The set of stories are much too varied and numerous to give a detailed description of them here, so I will just mention a few highlights. In one tale, Lee is faced with a number of diabolical assassination attempts, including the use of exploding candy, that forces her into an investigation of a mysterious pair of deaths. In another, Lee is provoked by a criminal mastermind that might very well be called her version of “Moriarty”. In one of my favorite stories, Lee’s hot-headedness leads to her being trapped in a locked building, forced to do battle with a murderous knife-wielding assailant!
It was not necessarily a conscious effort on Richard Marsh’s part, but the stories tend to increase in intensity as the series progresses. Miss Lee herself becomes more famous, and by the second volume she is regularly asked to help with various cases — and actively resists involvement! She finds herself in more perilous and dramatic situations in the later stories, which overall keeps one’s interest while reading.
One aspect of the stories that is somewhat distracting is the large role that fate plays. Many of the tales rely heavily on coincidence — Judith Lee manages to hear two independent conversations, widely separated in space and time, that tie together the threads of a sinister plot and merit her involvement. Lee herself, on a number of occasions, suggests that a higher power may be guiding her adventures. I suspect that Marsh struggled at first to figure out how to connect Lee’s lip reading with the plots he invented; the role of fate becomes less obvious in the later stories, however.

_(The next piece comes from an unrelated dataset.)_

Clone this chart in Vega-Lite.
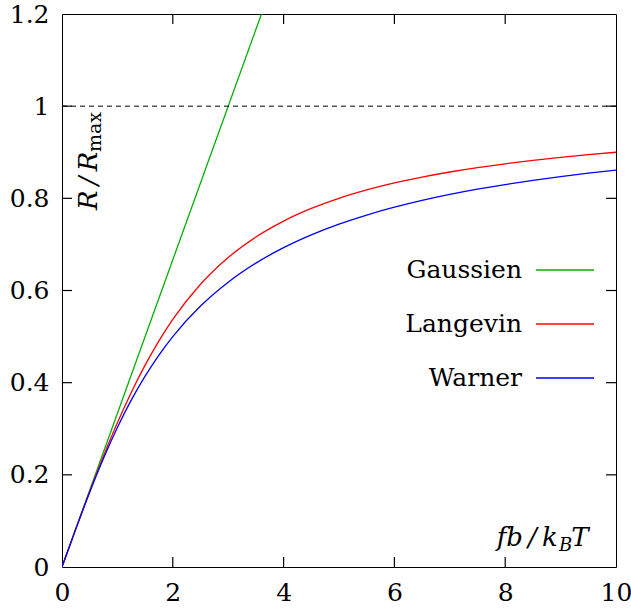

I’ve noted before, in my discussions of Marsh’s The Magnetic Girl, that he seems to have had a relatively progressive view of women’s rights and role in society. Lee is a remarkably strong and unconventional female character: among others things, she declares in more than one tale her determination to never marry. This does not carry an implication that she is undesirable and unattractive, however, as she is described as quite striking in the rare third person story and also has to rebuff more than one man:
“I hope, Miss Lee, you’ll lunch with me?”

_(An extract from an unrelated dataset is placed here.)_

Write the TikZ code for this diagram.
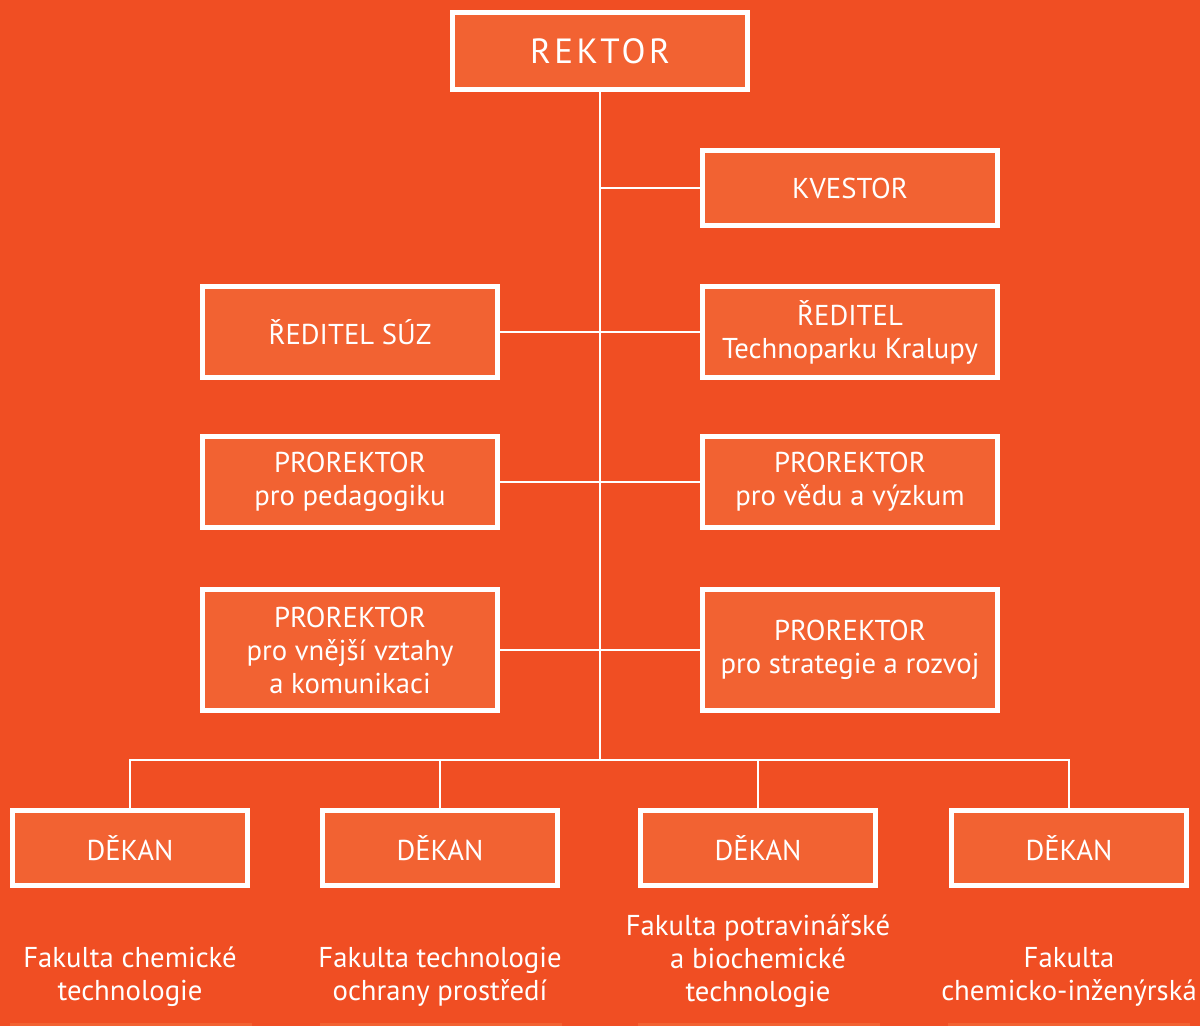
\documentclass[tikz,border=0pt]{standalone}
\usepackage{fontspec}
\setmainfont{PT Sans}
\definecolor{bgorange}{HTML}{F04E23}
\definecolor{boxorange}{HTML}{F26232}

\begin{document}
\begin{tikzpicture}[x=1pt, y=-1pt,
    every node/.style={
        text=white,
        align=center,
        inner sep=0pt,
        font=\fontsize{28.7}{33}\selectfont},
    orgbox/.style={
        draw=white,
        fill=boxorange,
        line width=5pt,
        minimum width=295pt},
    dekanbox/.style={orgbox, minimum width=235pt, minimum height=75pt},
    link/.style={draw=white, line width=2pt}]

    \fill[bgorange] (0,0) rectangle (1200,1026);
    \useasboundingbox (0,0) rectangle (1200,1026);

    % top of the next row, cut by the page edge
    \foreach \x in {10,320,638,948}
        \fill[boxorange] (\x,1023) rectangle ++(242,3);

    \node[orgbox, minimum height=77pt,
          font=\fontsize{35}{40}\selectfont\addfontfeature{LetterSpace=10}]
          (rektor) at (600,51) {REKTOR};

    \node[orgbox, minimum height=75pt] (kvestor) at (850,188) {KVESTOR};

    \node[orgbox, minimum height=91pt] (suz) at (350,332) {ŘEDITEL SÚZ};
    \node[orgbox, minimum height=91pt] (technopark) at (850,332) {ŘEDITEL\\Technoparku Kralupy};

    \node[orgbox, minimum height=91pt] (pedagogika) at (350,482) {PROREKTOR\\pro pedagogiku};
    \node[orgbox, minimum height=91pt] (veda) at (850,482) {PROREKTOR\\pro vědu a výzkum};

    \node[orgbox, minimum height=121pt] (vztahy) at (350,650) {PROREKTOR\\pro vnější vztahy\\a komunikaci};
    \node[orgbox, minimum height=121pt] (strategie) at (850,650) {PROREKTOR\\pro strategie a rozvoj};

    \node[dekanbox] (dekanA) at (130,848) {DĚKAN};
    \node[dekanbox] (dekanB) at (440,848) {DĚKAN};
    \node[dekanbox] (dekanC) at (758,848) {DĚKAN};
    \node[dekanbox] (dekanD) at (1069,848) {DĚKAN};

    \node (fakultaA) at (130,977) {Fakulta chemické\\technologie};
    \node (fakultaB) at (440,977) {Fakulta technologie\\ochrany prostředí};
    \node (fakultaC) at (758,961) {Fakulta potravinářské\\a biochemické\\technologie};
    \node (fakultaD) at (1069,977) {Fakulta\\chemicko-inženýrská};

    \coordinate (bus) at (600,760);

    \draw[link] (rektor.south) -- (bus);
    \draw[link] (kvestor.west) -- (kvestor.west -| rektor.south);
    \draw[link] (suz.east) -- (technopark.west);
    \draw[link] (pedagogika.east) -- (veda.west);
    \draw[link] (vztahy.east) -- (strategie.west);
    \draw[link] (dekanA.north) |- (bus) -| (dekanD.north);
    \draw[link] (dekanB.north) -- (dekanB.north |- bus);
    \draw[link] (dekanC.north) -- (dekanC.north |- bus);
\end{tikzpicture}
\end{document}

“Thank you, Mr. Clarke; I’m afraid not. Frankly, one of the reasons why I hesitate to render people — little services is the fear of that.”
“The fear of what?”
“The next man to whom I may render a little service may be that person down there with a big, black beard, his hands in his pockets, his hat on the back of his head, and his pipe in his mouth. It doesn’t follow because, in pursuit of my hobby, I may render him a little service that I should want to carry it further, does it?” Her smile robbed the words of much of their sting.

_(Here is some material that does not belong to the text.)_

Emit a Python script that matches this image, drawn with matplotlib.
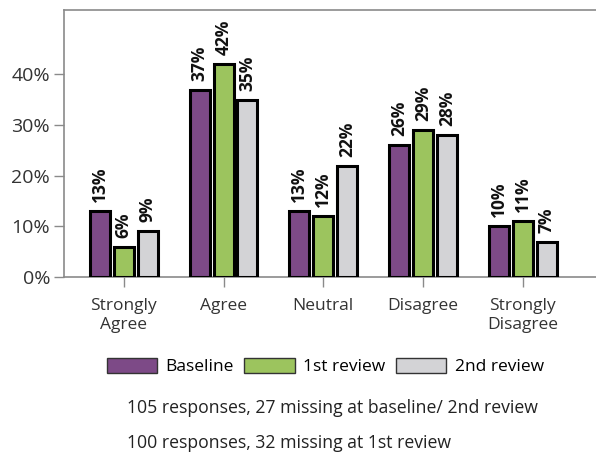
import numpy as np
import matplotlib
matplotlib.use("Agg")
import matplotlib.pyplot as plt
from matplotlib.patches import Patch

plt.rcParams['font.family'] = ['Open Sans', 'DejaVu Sans']

# data
categories = ["Strongly\nAgree", "Agree", "Neutral", "Disagree", "Strongly\nDisagree"]
series_names = ["Baseline", "1st review", "2nd review"]
baseline = [13, 37, 13, 26, 10]
review1 = [6, 42, 12, 29, 11]
review2 = [9, 35, 22, 28, 7]
yticks = [0, 10, 20, 30, 40]
notes = ["105 responses, 27 missing at baseline/ 2nd review",
         "100 responses, 32 missing at 1st review"]

colors = ["#7d4a87", "#9cc45e", "#d3d3d6"]
spine_col = "#8a8a8a"

fig = plt.figure(figsize=(5.96, 4.55), dpi=100)
ax = fig.add_axes([0.1074, 0.391, 0.90, 0.587])

x = np.arange(len(categories))
width = 0.20
offset = 0.24
for i, (vals, col) in enumerate(zip([baseline, review1, review2], colors)):
    pos = x + (i - 1) * offset
    ax.bar(pos, vals, width=width, color=col, edgecolor="black", linewidth=2.2, zorder=3)
    for p, v in zip(pos, vals):
        ax.annotate(f"{v}%", (p, v), xytext=(0, 6.5), textcoords="offset points",
                    rotation=90, ha="center", va="bottom", fontsize=12.5,
                    fontweight="bold", color="#111111")

ax.set_xlim(-0.6, 4.78)
ax.set_ylim(0, 52.7)
ax.set_yticks(yticks)
ax.set_yticklabels([f"{t}%" for t in yticks], fontsize=14, color="#333333")
ax.set_xticks(x)
ax.set_xticklabels(categories, fontsize=12.5, color="#333333", linespacing=1.25)
ax.tick_params(axis="both", color=spine_col, length=7, width=1)
ax.tick_params(axis="x", pad=8)
ax.tick_params(axis="y", pad=3)
for s in ["left", "bottom", "top"]:
    ax.spines[s].set_color(spine_col)
    ax.spines[s].set_linewidth(1.2)
ax.spines["right"].set_visible(False)

handles = [Patch(facecolor=c, edgecolor="#333333", linewidth=1) for c in colors]
fig.legend(handles, series_names, loc="center", bbox_to_anchor=(0.546, 0.195),
           ncol=3, frameon=False, fontsize=12.5, handlelength=2.9, handleheight=0.95,
           columnspacing=0.6, handletextpad=0.5)

fig.text(127 / 596, 1 - 408 / 455, notes[0], fontsize=12.7, va="center", ha="left", color="#222222")
fig.text(127 / 596, 1 - 443 / 455, notes[1], fontsize=12.7, va="center", ha="left", color="#222222")

fig.savefig("out.png", dpi=100)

Judith Lee is also quite frank in her opinions of the opposite sex at times:
I am a woman, and sometimes women are almost as illogical as men, though not often — and perhaps that is one reason why I felt bound to see the matter through.
It would perhaps be too much of a stretch to deduce that Marsh was a feminist, but his works like the Judith Lee stories really show a view of women that was atypical for his time.
The Black Coat Press edition of Judith Lee is an excellent collection of Richard Marsh stories, and a very nicely-put together volume. Recommended for fans of Richard Marsh and of early detective fiction.
* Incidentally, The Strand went out of business in 1950, as fallout from the hardships from World War II. It was resurrected in 1998, however, and still continues today.